Vocal Culture Once More

—A friend in Munich writes to us: The name of the Italian teacher of singing in Paris, to whom commendatory reference was made by a member of the Club in December last, is Sbriglia. I may add that the discussion of this topic is exceedingly important at the present time, and that the views expressed in the Contributors’ Club have gratified many musical people, more especially those who are interested in vocal culture. A Parisian journal calls attention to A Warning Note, and advises all young Americans who think of coming to Europe for the cultivation of the voice to read it before securing their passage. The evils of false, hasty, and superficial methods of vocal training are making themselves felt more and more, and wherever they prevail lead to a rapid decline of the opera. This is decidedly the case in Munich, where there has been, within a few years, a fatal falling off in the performances of the once famous Hofoper. Since the resignation of Frau Basta there has been no colorature singer on the stage, and, what is worse, the director, Baron von Perfall, does not intend to secure any one in her stead, because, from a Wagnerian point of view, such singing is of little or no account. Whether one is fond of florid music or dislikes it is a matter of taste; but that in a Royal Opera, like that of Munich, there should be no one capable of executing it is a disgrace. It is now impossible, for example, to give sueli operas as Rigoletto, the Magic Flute, and the Huguenots in Munich without calling in foreign aid, because there is no one there who can sing the parts of Gilda, the Queen of the Night, and the Queen of Navarre. Quite recently, when circumstances rendered it desirable to represent these operas, it was necessary to invite Madame Biazzi from Rotterdam to take the aforementioned rôles. If the inhabitants of Munich occasionally get a chance to hear these and other musical productions of a like character, they have to bless their “stars.”

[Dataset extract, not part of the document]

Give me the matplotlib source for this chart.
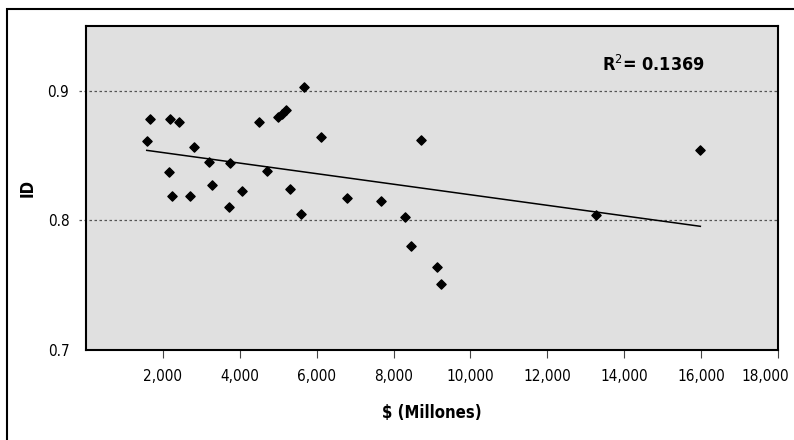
import numpy as np
import matplotlib.pyplot as plt
import matplotlib.transforms as mtransforms
from matplotlib.patches import Rectangle

# $ (Millones) vs ID
gasto = [1580, 1660, 2190, 2410, 2170, 2240, 2710, 2820, 3200, 3280,
         3750, 3720, 4060, 4510, 4710, 4990, 5110, 5200, 5300, 5590,
         5660, 6110, 6790, 7670, 8300, 8450, 8720, 9130, 9230, 13270, 15980]
indice = [0.861, 0.878, 0.878, 0.876, 0.837, 0.819, 0.819, 0.857, 0.845, 0.827,
          0.844, 0.810, 0.823, 0.876, 0.838, 0.880, 0.882, 0.885, 0.824, 0.805,
          0.903, 0.864, 0.817, 0.815, 0.803, 0.780, 0.862, 0.764, 0.751, 0.804, 0.854]

x_ticks = [2000, 4000, 6000, 8000, 10000, 12000, 14000, 16000, 18000]
y_ticks = [0.7, 0.8, 0.9]
r2_label = 'R$^2$= 0.1369'

plt.rcParams['font.family'] = ['DejaVu Sans']
plt.rcParams['font.stretch'] = 'condensed'
plt.rcParams['mathtext.fontset'] = 'dejavusans'

fig = plt.figure(figsize=(7.94, 4.40), dpi=100)
ax = fig.add_axes([86 / 794, 1 - 350 / 440, (778 - 86) / 794, (350 - 26) / 440])

# outer frame (runs off the right/bottom edge like the original)
fig.patches.append(Rectangle((7 / 794, -0.01), 0.999, 1 - 9 / 440 + 0.01,
                             transform=fig.transFigure, fill=False,
                             edgecolor='black', linewidth=1.5))

ax.set_facecolor('#e0e0e0')
for s in ax.spines.values():
    s.set_linewidth(1.5)
    s.set_color('black')

for y in [0.8, 0.9]:
    ax.axhline(y, xmin=-0.01, xmax=1, color='#555555', linestyle=(0, (2, 2)),
               linewidth=0.9, clip_on=False, zorder=1)

ax.scatter(gasto, indice, marker='D', s=22, color='black', zorder=3)

# linear trend line
m, b = np.polyfit(gasto, indice, 1)
xs = np.array([min(gasto), max(gasto)])
ax.plot(xs, m * xs + b, color='black', linewidth=1.1, zorder=2)

ax.set_xlim(0, 18000)
ax.set_ylim(0.703, 0.95)
ax.set_xticks(x_ticks)
ax.set_xticklabels([f'{v:,}' for v in x_ticks])
ax.set_yticks(y_ticks)
ax.set_yticklabels([str(v) for v in y_ticks])
ax.tick_params(axis='x', length=6, width=0.8, color='#444444', pad=8, labelsize=11)
ax.tick_params(axis='y', length=0, pad=12, labelsize=11)

# last x label is pulled left so it stays inside the figure
last = ax.get_xticklabels()[-1]
last.set_transform(last.get_transform() +
                   mtransforms.ScaledTranslation(-13 / 100, 0, fig.dpi_scale_trans))

ax.set_xlabel('$ (Millones)', fontsize=12, weight='bold', labelpad=14)
ax.set_ylabel('ID', fontsize=12, weight='bold', labelpad=8)

ax.text(0.82, 0.88, r2_label, transform=ax.transAxes, ha='center', va='center',
        fontsize=13, weight='bold')

plt.savefig('out.png', dpi=100)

Wagner was probably the greatest master of harmony that ever lived, and shows this exceptional power in the grandeur and originality of his orchestral effects. How magnificent are the instruments in Siegfried, but how tedious the solo-droning of Wodan, and even the recitative monologue of the youthful hero himself! One often wishes that they would remain behind the scenes, and not interrupt with their monotonous declamation the splendid performance of the orchestra. Wagner, on the other hand, had no appreciation of melody, and no proper conception of the capabilities and limitations of the human voice. The one thing needful for the vocal parts of his musical dramas is not perfect training of the voice, but powerful lungs, such as his countrymen, perhaps more than any other people, are naturally endowed with ; but even their pulmonary power is not sufficient to endure, for any length of time, the wear and tear of his superhuman strains.

A musical critic of the Wagnerian school recently spoke of Patti as a wonderful natural singer, but without thorough training. The good man had so long accustomed his mind to the crude Wagnerian conception of vocal culture as to forget that the bird-like ease and evenness with which she pours forth her notes was the highest perfection of art, and would be impossible without the most thorough training. “The art itself is nature.” In noticing a concert given, a short time since, by Patti in Albert Hall, the Times remarked that her voice is richer and more beautiful than it was at her début in London, more than a quarter of a century ago. This result is due, not so much to excellent natural qualities of voice as to superior instruction according to the rational method of the old Italian school.

Significant for the approaching reaction against the excesses of Wagnerism is the present attitude of many of those who were once its most zealous apostles. I need only instance Friedrich Nietzsche, who was formerly one of the most genial and enthusiastic advocates of this movement, and wrote a book in exposition of the gospel of the so-called Bayreuther Messias; but who, in a recently published brochure, entitled Der Fall Wagner, is constrained to confess that Wagnerism was one of his diseases, an infection like measles and scarlet fever, to which all persons are liable in certain stages of their growth and development, but from which he is now wholly recovered, and happily can never take again.